Objective —
Begin at the first line of the data and copy each line through the one containing "from bokeh.resources import INLINE", that line included, with no pictures.

================

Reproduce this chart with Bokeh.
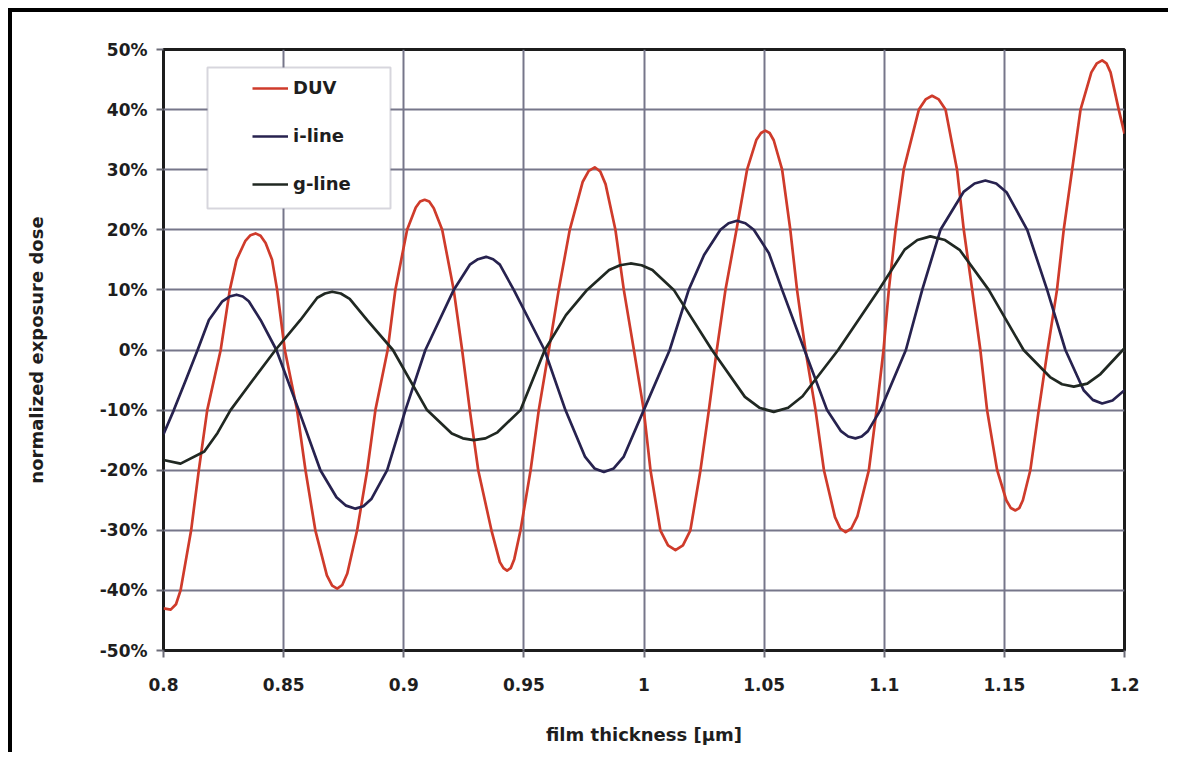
from bokeh.plotting import figure
from bokeh.models import (FixedTicker, Legend, LegendItem, BoxAnnotation, Node, Range1d)
from bokeh.embed import file_html
from bokeh.resources import INLINE

# ---- data ----
x_ticks = [0.8, 0.85, 0.9, 0.95, 1.0, 1.05, 1.1, 1.15, 1.2]
x_tick_labels = ["0.8", "0.85", "0.9", "0.95", "1", "1.05", "1.1", "1.15", "1.2"]
y_ticks = [-50, -40, -30, -20, -10, 0, 10, 20, 30, 40, 50]
y_tick_labels = ["-50%", "-40%", "-30%", "-20%", "-10%", "0%", "10%", "20%", "30%", "40%", "50%"]

series_names = ["DUV", "i-line", "g-line"]

duv_x = [0.8000, 0.8030, 0.8052, 0.8071, 0.8115, 0.8147, 0.8182, 0.8238, 0.8276, 0.8304, 0.8340, 0.8362,
         0.8383, 0.8404, 0.8425, 0.8452, 0.8473, 0.8505, 0.8556, 0.8591, 0.8632, 0.8680, 0.8702,
         0.8723, 0.8744, 0.8765, 0.8806, 0.8848, 0.8882, 0.8933, 0.8965, 0.9014, 0.9050, 0.9068,
         0.9087, 0.9106, 0.9125, 0.9160, 0.9208, 0.9243, 0.9275, 0.9310, 0.9365, 0.9400, 0.9415,
         0.9430, 0.9445, 0.9460, 0.9486, 0.9528, 0.9562, 0.9604, 0.9645, 0.9691, 0.9745, 0.9770,
         0.9795, 0.9818, 0.9840, 0.9881, 0.9916, 0.9958, 0.9999, 1.0027, 1.0068, 1.0100,
         1.0131, 1.0162, 1.0193, 1.0235, 1.0270, 1.0303, 1.0339, 1.0385, 1.0429, 1.0468, 1.0487,
         1.0505, 1.0523, 1.0540, 1.0575, 1.0609, 1.0637, 1.0672, 1.0714, 1.0749, 1.0795, 1.0817,
         1.0839, 1.0863, 1.0888, 1.0936, 1.0968, 1.0997, 1.1019, 1.1047, 1.1081, 1.1144, 1.1172,
         1.1199, 1.1227, 1.1255, 1.1303, 1.1331, 1.1366, 1.1400, 1.1428, 1.1470, 1.1508, 1.1527,
         1.1546, 1.1562, 1.1577, 1.1608, 1.1643, 1.1680, 1.1719, 1.1747, 1.1782, 1.1817, 1.1862, 1.1885,
         1.1907, 1.1925, 1.1942, 1.1976, 1.2000]
duv_y = [-43.0, -43.2, -42.3, -40, -30, -20, -10, 0, 10, 15, 18.1, 19.1,
         19.4, 19.0, 17.8, 15, 10, 0, -10, -20, -30, -37.5, -39.2,
         -39.7, -39.1, -37.2, -30, -20, -10, 0, 10, 20, 23.7, 24.7,
         25.0, 24.7, 23.6, 20, 10, 0, -10, -20, -30, -35.3, -36.3,
         -36.7, -36.3, -34.8, -30, -20, -10, 0, 10, 20, 28.0, 29.8,
         30.4, 29.7, 27.6, 20, 10, 0, -10, -20, -30, -32.5,
         -33.3, -32.5, -30, -20, -10, 0, 10, 20, 30, 35.0, 36.1,
         36.5, 36.1, 34.9, 30, 20, 10, 0, -10, -20, -27.8, -29.7,
         -30.3, -29.7, -27.7, -20, -10, 0, 10, 20, 30, 40, 41.7,
         42.3, 41.7, 40, 30, 20, 10, 0, -10, -20, -25.0, -26.3,
         -26.7, -26.3, -25.0, -20, -10, 0, 10, 20, 30, 40, 46.2, 47.7,
         48.2, 47.7, 46.2, 40, 36]

iline_x = [0.8000, 0.8043, 0.8093, 0.8142, 0.8189, 0.8245, 0.8275,
           0.8304, 0.8330, 0.8355, 0.8404, 0.8470, 0.8563, 0.8653, 0.8720, 0.8760,
           0.8799, 0.8832, 0.8865, 0.8931, 0.9007, 0.9090, 0.9208, 0.9275, 0.9309,
           0.9343, 0.9372, 0.9400, 0.9458, 0.9586, 0.9673, 0.9755, 0.9794,
           0.9833, 0.9874, 0.9915, 0.9999, 1.0107, 1.0186, 1.0250, 1.0318, 1.0352,
           1.0387, 1.0422, 1.0457, 1.0520, 1.0575, 1.0668, 1.0762, 1.0820, 1.0850,
           1.0880, 1.0906, 1.0932, 1.0984, 1.1090, 1.1158, 1.1234, 1.1330, 1.1376,
           1.1421, 1.1466, 1.1510, 1.1595, 1.1678, 1.1754, 1.1830, 1.1868,
           1.1907, 1.1950, 1.2000]
iline_y = [-14.0, -10, -5, 0, 5, 8.1, 8.9,
           9.2, 8.9, 8.1, 5, 0, -10, -20, -24.5, -25.9,
           -26.4, -26.0, -24.8, -20, -10, 0, 10, 14.2, 15.1,
           15.5, 15.1, 14.2, 10, 0, -10, -17.8, -19.7,
           -20.3, -19.7, -17.8, -10, 0, 10, 15.8, 20, 21.1,
           21.5, 21.1, 20, 16.1, 10, 0, -10, -13.5, -14.4,
           -14.7, -14.4, -13.5, -10, 0, 10, 20, 26.3, 27.7,
           28.2, 27.7, 26.2, 20, 10, 0, -6.7, -8.3,
           -8.9, -8.4, -6.7]

gline_x = [0.8000, 0.8071, 0.8170, 0.8225, 0.8279, 0.8372, 0.8466, 0.8570, 0.8640, 0.8672,
           0.8702, 0.8738, 0.8775, 0.8847, 0.8955, 0.9097, 0.9200, 0.9246,
           0.9291, 0.9340, 0.9390, 0.9486, 0.9587, 0.9675, 0.9763, 0.9855, 0.9900,
           0.9944, 0.9990, 1.0035, 1.0124, 1.0283, 1.0420, 1.0480,
           1.0540, 1.0600, 1.0660, 1.0808, 1.0977, 1.1085, 1.1138,
           1.1192, 1.1253, 1.1315, 1.1435, 1.1580, 1.1690, 1.1740,
           1.1789, 1.1845, 1.1900, 1.2000]
gline_y = [-18.3, -18.9, -16.9, -13.8, -10, -5.0, 0, 5, 8.7, 9.4,
           9.7, 9.4, 8.5, 5, 0, -10, -13.9, -14.7,
           -15.0, -14.7, -13.7, -10, 0, 5.8, 10, 13.3, 14.1,
           14.4, 14.1, 13.3, 10, 0, -7.8, -9.6,
           -10.3, -9.6, -7.7, 0, 10, 16.7, 18.3,
           18.9, 18.3, 16.6, 10, 0, -4.5, -5.7,
           -6.1, -5.6, -4.0, 0.3]

series_colors = ["#cf3b2b", "#27224f", "#202822"]

FONT = "DejaVu Sans"
TXT = "#1e1e1e"

p = figure(width=1160, height=744,
           x_range=Range1d(0.8, 1.2), y_range=Range1d(-50, 50),
           output_backend="svg", toolbar_location=None,
           min_border_left=151, min_border_right=48,
           min_border_top=37, min_border_bottom=106)
p.styles = {"border-left": "4px solid #000", "border-top": "4px solid #000",
            "margin": "8px 0 0 8px"}

p.background_fill_color = "white"
p.border_fill_color = "white"
p.outline_line_color = "#1c1c1c"
p.outline_line_width = 3

p.xaxis.ticker = FixedTicker(ticks=x_ticks)
p.yaxis.ticker = FixedTicker(ticks=y_ticks)
p.xaxis.major_label_overrides = dict(zip(x_ticks, x_tick_labels))
p.yaxis.major_label_overrides = dict(zip(y_ticks, y_tick_labels))

for ax in (p.xaxis, p.yaxis):
    ax.axis_line_color = None
    ax.major_tick_line_color = "#6c6c78"
    ax.major_tick_line_width = 2
    ax.major_tick_out = 7
    ax.major_tick_in = 0
    ax.minor_tick_line_color = None
    ax.major_label_text_font = FONT
    ax.major_label_text_font_size = "17px"
    ax.major_label_text_font_style = "bold"
    ax.major_label_text_color = TXT
    ax.axis_label_text_font = FONT
    ax.axis_label_text_font_size = "18px"
    ax.axis_label_text_font_style = "bold"
    ax.axis_label_text_color = TXT

p.xaxis.axis_label = "film thickness [μm]"
p.yaxis.axis_label = "normalized exposure dose"
p.xaxis.major_label_standoff = 20
p.yaxis.major_label_standoff = 9
p.xaxis.axis_label_standoff = 30
p.yaxis.axis_label_standoff = 50

p.xgrid.grid_line_color = "#76768a"
p.ygrid.grid_line_color = "#76768a"
p.xgrid.grid_line_width = 2
p.ygrid.grid_line_width = 2

renderers = []
for xs, ys, c in zip([duv_x, iline_x, gline_x], [duv_y, iline_y, gline_y], series_colors):
    r = p.line(xs, ys, line_color=c, line_width=2.7, line_join="round")
    renderers.append(r)

box = BoxAnnotation(
    left=Node(target="frame", symbol="left", offset=44),
    right=Node(target="frame", symbol="left", offset=227),
    top=Node(target="frame", symbol="top", offset=18),
    bottom=Node(target="frame", symbol="top", offset=159),
    fill_color="white", fill_alpha=1.0,
    line_color="#7a7890", line_width=2, level="annotation")
p.add_layout(box)

legend = Legend(
    items=[LegendItem(label=n, renderers=[r]) for n, r in zip(series_names, renderers)],
    location=(89, 456), padding=0, spacing=27,
    glyph_width=36, glyph_height=20, label_height=20, label_standoff=5,
    border_line_color=None, background_fill_alpha=0,
    label_text_font=FONT, label_text_font_size="18px",
    label_text_font_style="bold", label_text_color=TXT)
p.add_layout(legend)

open("out.html", "w").write(file_html(p, INLINE))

================

Task answer —
Reproduce this chart with Bokeh.
from bokeh.plotting import figure
from bokeh.models import (FixedTicker, Legend, LegendItem, BoxAnnotation, Node, Range1d)
from bokeh.embed import file_html
from bokeh.resources import INLINE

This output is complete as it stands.